> _Exercise_
Everything from the line containing "What matplotlib code" through the line containing "0.64, 0.678, 0.901]" must be written out exactly, and nothing more; leave any pictures out.

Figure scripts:
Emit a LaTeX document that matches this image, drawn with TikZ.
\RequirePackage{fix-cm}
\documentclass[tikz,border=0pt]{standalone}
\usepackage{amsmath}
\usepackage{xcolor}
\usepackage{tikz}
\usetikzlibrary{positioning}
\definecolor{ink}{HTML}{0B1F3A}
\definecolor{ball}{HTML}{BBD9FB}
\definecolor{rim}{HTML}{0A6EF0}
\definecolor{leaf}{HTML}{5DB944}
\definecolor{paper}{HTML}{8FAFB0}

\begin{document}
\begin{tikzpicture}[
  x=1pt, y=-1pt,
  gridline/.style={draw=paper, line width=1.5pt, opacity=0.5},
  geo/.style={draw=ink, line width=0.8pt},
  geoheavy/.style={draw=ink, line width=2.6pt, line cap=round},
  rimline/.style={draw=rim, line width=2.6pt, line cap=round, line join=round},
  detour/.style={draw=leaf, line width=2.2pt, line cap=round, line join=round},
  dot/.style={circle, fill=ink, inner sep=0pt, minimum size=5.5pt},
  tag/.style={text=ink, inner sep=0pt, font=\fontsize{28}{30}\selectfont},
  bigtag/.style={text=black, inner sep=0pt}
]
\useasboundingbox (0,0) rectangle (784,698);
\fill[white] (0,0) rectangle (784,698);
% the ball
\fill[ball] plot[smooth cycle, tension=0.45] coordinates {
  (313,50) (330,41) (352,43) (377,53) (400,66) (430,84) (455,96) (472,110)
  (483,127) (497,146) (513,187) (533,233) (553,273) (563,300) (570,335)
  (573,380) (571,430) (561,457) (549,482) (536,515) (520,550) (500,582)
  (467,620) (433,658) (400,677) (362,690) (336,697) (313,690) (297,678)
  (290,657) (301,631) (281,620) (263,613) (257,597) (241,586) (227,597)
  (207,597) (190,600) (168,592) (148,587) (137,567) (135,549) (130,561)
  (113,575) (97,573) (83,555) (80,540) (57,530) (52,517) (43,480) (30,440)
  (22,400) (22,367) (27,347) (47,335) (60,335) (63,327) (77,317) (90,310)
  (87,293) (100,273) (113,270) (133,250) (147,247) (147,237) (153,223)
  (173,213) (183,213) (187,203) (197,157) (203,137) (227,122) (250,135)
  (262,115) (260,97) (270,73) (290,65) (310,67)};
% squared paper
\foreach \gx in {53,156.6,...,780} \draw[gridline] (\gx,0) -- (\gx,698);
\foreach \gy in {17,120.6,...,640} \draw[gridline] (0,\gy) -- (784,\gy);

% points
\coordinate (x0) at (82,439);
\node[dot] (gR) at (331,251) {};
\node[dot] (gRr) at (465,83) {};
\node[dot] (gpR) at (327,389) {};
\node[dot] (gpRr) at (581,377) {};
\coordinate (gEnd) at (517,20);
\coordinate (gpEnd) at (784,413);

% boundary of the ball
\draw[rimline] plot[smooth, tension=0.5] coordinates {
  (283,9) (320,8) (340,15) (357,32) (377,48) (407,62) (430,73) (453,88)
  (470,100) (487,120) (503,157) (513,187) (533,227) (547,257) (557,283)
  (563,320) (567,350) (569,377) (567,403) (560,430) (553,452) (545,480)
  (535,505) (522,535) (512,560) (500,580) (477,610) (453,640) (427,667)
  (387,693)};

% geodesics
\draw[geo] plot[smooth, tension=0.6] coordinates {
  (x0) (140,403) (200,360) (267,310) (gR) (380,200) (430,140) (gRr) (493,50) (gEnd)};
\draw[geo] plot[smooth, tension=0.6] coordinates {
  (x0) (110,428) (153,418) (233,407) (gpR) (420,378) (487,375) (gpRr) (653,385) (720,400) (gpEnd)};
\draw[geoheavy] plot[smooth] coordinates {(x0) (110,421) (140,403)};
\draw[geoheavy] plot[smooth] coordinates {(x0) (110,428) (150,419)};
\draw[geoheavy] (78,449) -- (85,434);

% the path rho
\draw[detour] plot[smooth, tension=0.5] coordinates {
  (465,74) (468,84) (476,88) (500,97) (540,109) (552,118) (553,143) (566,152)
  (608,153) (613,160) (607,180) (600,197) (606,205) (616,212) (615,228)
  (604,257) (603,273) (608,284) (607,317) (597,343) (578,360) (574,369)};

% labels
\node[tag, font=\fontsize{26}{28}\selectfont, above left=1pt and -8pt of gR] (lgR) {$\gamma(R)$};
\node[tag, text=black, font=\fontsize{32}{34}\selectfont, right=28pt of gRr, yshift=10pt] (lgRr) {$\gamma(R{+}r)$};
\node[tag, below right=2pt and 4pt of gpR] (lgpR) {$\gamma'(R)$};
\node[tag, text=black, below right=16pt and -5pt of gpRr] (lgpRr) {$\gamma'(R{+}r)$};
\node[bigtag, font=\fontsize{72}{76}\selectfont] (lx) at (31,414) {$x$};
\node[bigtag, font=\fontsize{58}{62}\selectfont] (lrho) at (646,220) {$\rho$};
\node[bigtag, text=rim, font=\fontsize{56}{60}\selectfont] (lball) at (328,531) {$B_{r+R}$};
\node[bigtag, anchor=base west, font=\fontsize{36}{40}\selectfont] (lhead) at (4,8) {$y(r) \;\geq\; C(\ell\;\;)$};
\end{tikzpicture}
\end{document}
* * *
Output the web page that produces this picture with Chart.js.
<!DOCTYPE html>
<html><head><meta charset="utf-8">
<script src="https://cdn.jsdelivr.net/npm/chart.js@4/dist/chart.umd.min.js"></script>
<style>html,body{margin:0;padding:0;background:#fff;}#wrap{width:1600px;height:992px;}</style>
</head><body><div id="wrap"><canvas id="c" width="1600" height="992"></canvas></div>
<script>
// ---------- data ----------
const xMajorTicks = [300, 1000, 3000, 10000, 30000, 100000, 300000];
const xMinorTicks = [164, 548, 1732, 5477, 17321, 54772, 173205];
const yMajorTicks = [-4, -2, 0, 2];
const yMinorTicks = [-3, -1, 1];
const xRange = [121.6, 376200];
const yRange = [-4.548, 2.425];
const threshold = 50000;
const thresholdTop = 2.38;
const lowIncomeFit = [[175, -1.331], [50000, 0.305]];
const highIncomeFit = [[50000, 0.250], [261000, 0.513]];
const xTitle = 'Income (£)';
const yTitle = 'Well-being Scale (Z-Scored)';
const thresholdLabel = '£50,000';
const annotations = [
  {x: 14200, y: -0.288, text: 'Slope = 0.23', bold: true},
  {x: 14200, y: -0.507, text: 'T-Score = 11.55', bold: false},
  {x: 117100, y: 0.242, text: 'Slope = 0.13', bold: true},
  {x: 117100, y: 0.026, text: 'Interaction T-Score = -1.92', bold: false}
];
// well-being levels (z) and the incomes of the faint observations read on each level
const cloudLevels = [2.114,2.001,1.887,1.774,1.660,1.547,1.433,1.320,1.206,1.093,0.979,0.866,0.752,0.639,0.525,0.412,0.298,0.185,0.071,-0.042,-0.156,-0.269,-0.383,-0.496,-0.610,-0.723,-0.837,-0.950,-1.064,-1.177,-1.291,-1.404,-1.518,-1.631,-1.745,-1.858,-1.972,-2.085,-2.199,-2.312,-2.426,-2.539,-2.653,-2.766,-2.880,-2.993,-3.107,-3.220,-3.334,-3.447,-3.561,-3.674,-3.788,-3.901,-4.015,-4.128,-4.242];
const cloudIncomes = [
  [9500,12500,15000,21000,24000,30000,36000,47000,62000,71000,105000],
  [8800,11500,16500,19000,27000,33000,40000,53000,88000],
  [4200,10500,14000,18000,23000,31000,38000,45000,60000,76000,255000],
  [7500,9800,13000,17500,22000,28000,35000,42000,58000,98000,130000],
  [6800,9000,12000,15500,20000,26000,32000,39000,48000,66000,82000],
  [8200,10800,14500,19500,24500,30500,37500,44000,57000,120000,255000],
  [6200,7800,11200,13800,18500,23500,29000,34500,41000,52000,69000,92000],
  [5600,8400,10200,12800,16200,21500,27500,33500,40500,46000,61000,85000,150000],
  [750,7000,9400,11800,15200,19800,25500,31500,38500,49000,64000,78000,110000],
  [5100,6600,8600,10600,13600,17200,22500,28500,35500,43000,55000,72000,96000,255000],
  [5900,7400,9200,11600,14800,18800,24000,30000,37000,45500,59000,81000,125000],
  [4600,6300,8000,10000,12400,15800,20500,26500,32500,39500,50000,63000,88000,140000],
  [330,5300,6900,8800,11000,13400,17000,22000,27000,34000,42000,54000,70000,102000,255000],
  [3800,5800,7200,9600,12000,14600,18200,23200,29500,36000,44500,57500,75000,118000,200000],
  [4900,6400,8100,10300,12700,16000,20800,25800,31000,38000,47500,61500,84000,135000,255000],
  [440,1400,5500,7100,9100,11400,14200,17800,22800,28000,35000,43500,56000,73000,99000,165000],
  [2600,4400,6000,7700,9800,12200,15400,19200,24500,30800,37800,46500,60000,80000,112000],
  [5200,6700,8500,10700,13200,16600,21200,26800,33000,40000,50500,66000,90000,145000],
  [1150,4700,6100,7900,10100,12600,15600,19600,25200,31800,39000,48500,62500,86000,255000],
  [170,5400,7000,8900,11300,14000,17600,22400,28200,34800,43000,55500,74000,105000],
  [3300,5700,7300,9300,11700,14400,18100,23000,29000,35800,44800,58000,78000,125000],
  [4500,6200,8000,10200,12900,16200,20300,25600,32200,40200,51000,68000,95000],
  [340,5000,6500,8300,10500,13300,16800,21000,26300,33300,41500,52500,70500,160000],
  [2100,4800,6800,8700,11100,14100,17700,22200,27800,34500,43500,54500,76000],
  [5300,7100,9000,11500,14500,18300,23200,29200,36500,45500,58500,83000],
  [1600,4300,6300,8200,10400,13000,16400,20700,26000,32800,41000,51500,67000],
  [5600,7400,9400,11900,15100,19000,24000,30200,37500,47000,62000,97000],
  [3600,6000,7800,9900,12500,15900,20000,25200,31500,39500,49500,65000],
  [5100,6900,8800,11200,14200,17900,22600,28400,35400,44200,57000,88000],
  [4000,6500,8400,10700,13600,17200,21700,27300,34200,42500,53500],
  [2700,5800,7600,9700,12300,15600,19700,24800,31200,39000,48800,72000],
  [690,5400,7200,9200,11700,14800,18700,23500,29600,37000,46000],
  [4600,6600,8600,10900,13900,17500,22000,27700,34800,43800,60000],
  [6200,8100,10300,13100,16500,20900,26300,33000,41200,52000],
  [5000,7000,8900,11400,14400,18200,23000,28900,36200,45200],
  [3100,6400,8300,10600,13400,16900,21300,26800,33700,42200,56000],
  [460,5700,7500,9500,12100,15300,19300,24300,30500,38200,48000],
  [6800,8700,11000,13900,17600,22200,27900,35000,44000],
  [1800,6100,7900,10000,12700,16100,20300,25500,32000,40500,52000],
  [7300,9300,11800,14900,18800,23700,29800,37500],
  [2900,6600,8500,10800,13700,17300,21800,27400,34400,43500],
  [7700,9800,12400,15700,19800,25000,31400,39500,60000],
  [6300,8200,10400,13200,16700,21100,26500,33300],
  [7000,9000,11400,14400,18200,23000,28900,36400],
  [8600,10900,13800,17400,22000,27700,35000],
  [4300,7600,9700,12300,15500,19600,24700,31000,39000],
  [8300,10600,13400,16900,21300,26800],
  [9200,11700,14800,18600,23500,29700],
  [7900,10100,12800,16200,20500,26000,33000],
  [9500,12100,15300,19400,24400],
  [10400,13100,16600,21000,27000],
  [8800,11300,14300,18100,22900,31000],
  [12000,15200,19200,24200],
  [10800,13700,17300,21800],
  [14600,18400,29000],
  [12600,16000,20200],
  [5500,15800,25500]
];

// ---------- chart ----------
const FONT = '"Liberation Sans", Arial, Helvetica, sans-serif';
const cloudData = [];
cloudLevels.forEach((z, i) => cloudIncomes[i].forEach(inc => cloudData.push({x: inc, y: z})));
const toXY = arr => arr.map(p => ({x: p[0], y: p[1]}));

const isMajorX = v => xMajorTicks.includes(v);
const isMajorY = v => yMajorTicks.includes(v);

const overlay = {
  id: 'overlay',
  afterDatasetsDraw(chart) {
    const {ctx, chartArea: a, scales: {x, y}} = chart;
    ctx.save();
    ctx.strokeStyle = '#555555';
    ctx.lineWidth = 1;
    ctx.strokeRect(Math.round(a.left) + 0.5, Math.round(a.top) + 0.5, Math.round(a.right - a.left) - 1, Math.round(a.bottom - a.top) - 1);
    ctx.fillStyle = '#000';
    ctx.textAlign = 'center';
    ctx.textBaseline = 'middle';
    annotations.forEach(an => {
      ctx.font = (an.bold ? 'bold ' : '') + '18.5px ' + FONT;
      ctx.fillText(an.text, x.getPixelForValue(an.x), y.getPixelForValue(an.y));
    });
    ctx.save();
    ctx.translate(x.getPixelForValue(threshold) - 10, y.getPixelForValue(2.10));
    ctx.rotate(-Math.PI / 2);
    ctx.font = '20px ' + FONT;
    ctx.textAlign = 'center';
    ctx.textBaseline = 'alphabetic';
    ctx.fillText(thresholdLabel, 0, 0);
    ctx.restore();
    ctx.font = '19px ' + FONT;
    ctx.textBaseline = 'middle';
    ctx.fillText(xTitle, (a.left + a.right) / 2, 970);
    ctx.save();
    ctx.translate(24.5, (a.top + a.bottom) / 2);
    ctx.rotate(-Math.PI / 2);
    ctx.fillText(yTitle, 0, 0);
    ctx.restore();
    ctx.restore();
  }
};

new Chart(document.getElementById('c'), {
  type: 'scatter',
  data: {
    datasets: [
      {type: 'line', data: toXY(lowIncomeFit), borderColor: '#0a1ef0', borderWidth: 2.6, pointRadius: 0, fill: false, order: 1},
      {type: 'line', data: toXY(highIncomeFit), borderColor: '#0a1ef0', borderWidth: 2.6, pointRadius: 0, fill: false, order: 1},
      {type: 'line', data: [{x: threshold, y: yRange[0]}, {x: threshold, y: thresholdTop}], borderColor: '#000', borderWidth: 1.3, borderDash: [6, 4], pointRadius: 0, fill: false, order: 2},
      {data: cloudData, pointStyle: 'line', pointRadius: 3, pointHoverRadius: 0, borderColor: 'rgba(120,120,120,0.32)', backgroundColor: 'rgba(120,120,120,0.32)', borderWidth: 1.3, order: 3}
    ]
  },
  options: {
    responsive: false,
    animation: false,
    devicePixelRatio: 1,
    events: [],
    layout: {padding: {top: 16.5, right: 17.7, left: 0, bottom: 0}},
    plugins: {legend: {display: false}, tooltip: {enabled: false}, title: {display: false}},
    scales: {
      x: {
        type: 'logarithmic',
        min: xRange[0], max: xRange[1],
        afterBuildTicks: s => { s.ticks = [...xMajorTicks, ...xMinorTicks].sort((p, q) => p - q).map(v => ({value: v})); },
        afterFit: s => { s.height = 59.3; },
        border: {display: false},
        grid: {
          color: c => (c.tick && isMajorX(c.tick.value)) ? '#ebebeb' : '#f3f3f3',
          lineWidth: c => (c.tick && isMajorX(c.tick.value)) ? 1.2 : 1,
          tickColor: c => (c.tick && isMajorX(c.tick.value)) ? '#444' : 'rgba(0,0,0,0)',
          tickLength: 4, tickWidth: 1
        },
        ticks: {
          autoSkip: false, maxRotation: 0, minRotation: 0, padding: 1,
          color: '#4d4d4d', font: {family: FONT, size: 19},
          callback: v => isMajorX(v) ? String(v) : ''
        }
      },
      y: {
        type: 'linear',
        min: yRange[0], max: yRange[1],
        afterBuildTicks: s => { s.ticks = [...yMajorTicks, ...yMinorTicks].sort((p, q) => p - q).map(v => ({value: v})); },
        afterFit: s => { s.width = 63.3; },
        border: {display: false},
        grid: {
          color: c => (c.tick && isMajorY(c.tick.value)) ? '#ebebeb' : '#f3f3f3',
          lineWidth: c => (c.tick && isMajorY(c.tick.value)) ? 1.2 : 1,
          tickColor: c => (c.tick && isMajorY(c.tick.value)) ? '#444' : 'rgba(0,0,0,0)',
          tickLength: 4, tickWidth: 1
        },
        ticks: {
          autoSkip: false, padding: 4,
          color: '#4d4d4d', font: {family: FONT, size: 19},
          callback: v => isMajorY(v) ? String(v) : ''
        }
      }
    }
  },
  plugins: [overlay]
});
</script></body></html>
* * *
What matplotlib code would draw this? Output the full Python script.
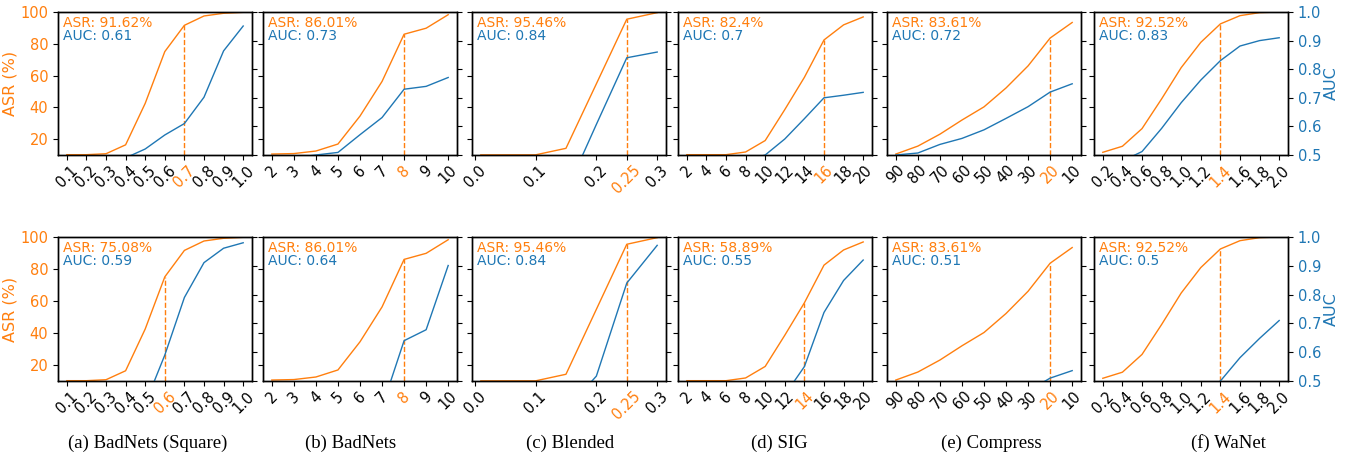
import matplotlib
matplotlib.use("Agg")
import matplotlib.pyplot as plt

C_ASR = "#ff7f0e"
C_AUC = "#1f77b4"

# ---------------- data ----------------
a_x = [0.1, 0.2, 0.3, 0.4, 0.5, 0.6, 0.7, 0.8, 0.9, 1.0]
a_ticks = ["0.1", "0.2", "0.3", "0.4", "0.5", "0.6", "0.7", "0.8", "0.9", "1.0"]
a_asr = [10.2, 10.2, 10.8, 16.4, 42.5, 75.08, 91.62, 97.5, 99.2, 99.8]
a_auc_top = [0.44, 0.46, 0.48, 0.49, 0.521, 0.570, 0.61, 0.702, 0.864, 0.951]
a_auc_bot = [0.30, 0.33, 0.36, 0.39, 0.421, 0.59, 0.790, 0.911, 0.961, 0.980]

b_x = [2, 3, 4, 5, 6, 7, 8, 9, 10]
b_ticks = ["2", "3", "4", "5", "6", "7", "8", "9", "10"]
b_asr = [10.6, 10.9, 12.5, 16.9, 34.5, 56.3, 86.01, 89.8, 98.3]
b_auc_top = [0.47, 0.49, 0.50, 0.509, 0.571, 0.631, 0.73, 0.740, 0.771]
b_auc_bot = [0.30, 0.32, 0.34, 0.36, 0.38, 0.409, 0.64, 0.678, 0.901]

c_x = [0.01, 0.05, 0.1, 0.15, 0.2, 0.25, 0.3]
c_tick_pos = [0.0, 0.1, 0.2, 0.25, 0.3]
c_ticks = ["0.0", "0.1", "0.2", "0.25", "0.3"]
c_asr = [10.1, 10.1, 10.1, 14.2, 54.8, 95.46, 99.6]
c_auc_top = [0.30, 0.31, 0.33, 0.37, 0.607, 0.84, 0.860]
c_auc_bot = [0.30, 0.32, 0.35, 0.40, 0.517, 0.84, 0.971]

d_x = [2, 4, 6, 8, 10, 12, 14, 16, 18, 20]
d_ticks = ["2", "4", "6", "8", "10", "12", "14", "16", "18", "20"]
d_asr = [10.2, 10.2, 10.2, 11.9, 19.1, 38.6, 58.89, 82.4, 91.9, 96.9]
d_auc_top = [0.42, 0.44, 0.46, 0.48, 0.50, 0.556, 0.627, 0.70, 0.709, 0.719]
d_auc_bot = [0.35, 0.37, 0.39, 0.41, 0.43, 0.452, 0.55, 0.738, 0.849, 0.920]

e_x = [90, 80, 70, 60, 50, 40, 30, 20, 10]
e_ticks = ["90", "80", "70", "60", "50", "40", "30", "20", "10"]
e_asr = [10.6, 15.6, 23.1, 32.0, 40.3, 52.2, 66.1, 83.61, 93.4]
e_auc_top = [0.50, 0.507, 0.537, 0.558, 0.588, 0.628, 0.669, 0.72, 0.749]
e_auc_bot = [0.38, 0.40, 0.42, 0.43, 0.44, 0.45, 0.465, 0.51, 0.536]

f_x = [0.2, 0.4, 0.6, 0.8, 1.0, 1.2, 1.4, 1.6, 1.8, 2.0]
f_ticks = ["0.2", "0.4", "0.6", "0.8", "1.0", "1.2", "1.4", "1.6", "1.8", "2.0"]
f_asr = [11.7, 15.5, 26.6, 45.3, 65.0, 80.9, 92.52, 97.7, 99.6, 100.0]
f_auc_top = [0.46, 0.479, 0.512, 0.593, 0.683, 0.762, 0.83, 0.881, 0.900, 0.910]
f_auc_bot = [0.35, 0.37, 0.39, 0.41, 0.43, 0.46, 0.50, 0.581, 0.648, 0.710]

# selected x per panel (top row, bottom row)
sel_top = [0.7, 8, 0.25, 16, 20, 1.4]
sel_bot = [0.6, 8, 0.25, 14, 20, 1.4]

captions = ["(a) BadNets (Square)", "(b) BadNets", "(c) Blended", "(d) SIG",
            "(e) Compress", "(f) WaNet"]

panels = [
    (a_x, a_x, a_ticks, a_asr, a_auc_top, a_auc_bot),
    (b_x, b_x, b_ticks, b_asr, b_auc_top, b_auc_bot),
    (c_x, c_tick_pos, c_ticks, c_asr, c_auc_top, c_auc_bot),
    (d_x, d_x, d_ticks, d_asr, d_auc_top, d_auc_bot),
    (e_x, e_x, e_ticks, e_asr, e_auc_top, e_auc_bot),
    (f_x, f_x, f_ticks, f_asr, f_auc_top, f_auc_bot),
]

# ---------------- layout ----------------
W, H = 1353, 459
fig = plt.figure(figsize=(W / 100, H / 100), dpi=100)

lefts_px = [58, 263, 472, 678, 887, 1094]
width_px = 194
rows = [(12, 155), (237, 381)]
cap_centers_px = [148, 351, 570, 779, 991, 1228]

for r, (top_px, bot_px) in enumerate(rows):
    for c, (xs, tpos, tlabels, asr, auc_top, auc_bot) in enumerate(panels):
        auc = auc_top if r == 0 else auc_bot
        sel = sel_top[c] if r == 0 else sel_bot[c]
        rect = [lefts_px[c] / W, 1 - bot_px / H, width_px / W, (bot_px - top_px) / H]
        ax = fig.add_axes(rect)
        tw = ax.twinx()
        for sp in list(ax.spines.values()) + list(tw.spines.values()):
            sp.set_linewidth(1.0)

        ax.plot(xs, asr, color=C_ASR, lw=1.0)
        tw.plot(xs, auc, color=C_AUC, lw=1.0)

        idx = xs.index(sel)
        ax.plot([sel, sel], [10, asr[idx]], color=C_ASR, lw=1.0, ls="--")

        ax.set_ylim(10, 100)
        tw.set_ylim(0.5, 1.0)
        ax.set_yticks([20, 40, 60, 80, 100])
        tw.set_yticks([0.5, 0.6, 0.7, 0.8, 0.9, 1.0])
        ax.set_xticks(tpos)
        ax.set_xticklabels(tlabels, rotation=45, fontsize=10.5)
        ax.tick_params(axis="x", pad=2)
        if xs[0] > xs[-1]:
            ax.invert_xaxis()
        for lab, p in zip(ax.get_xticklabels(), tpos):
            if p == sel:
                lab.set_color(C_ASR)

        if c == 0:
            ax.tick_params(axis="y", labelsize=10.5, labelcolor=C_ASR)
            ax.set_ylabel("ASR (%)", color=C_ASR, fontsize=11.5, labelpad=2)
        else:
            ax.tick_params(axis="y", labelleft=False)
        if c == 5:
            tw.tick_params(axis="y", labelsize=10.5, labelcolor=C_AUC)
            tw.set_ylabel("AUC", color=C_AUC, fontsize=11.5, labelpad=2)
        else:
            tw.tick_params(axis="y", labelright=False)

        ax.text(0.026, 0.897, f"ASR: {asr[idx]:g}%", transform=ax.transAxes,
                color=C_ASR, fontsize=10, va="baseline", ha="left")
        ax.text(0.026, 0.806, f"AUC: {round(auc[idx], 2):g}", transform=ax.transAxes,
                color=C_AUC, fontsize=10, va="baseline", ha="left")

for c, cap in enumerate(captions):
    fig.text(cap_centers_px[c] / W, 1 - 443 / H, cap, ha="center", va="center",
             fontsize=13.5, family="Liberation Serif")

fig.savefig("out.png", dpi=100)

> _Task output_
What matplotlib code would draw this? Output the full Python script.
import matplotlib
matplotlib.use("Agg")
import matplotlib.pyplot as plt

C_ASR = "#ff7f0e"
C_AUC = "#1f77b4"

# ---------------- data ----------------
a_x = [0.1, 0.2, 0.3, 0.4, 0.5, 0.6, 0.7, 0.8, 0.9, 1.0]
a_ticks = ["0.1", "0.2", "0.3", "0.4", "0.5", "0.6", "0.7", "0.8", "0.9", "1.0"]
a_asr = [10.2, 10.2, 10.8, 16.4, 42.5, 75.08, 91.62, 97.5, 99.2, 99.8]
a_auc_top = [0.44, 0.46, 0.48, 0.49, 0.521, 0.570, 0.61, 0.702, 0.864, 0.951]
a_auc_bot = [0.30, 0.33, 0.36, 0.39, 0.421, 0.59, 0.790, 0.911, 0.961, 0.980]

b_x = [2, 3, 4, 5, 6, 7, 8, 9, 10]
b_ticks = ["2", "3", "4", "5", "6", "7", "8", "9", "10"]
b_asr = [10.6, 10.9, 12.5, 16.9, 34.5, 56.3, 86.01, 89.8, 98.3]
b_auc_top = [0.47, 0.49, 0.50, 0.509, 0.571, 0.631, 0.73, 0.740, 0.771]
b_auc_bot = [0.30, 0.32, 0.34, 0.36, 0.38, 0.409, 0.64, 0.678, 0.901]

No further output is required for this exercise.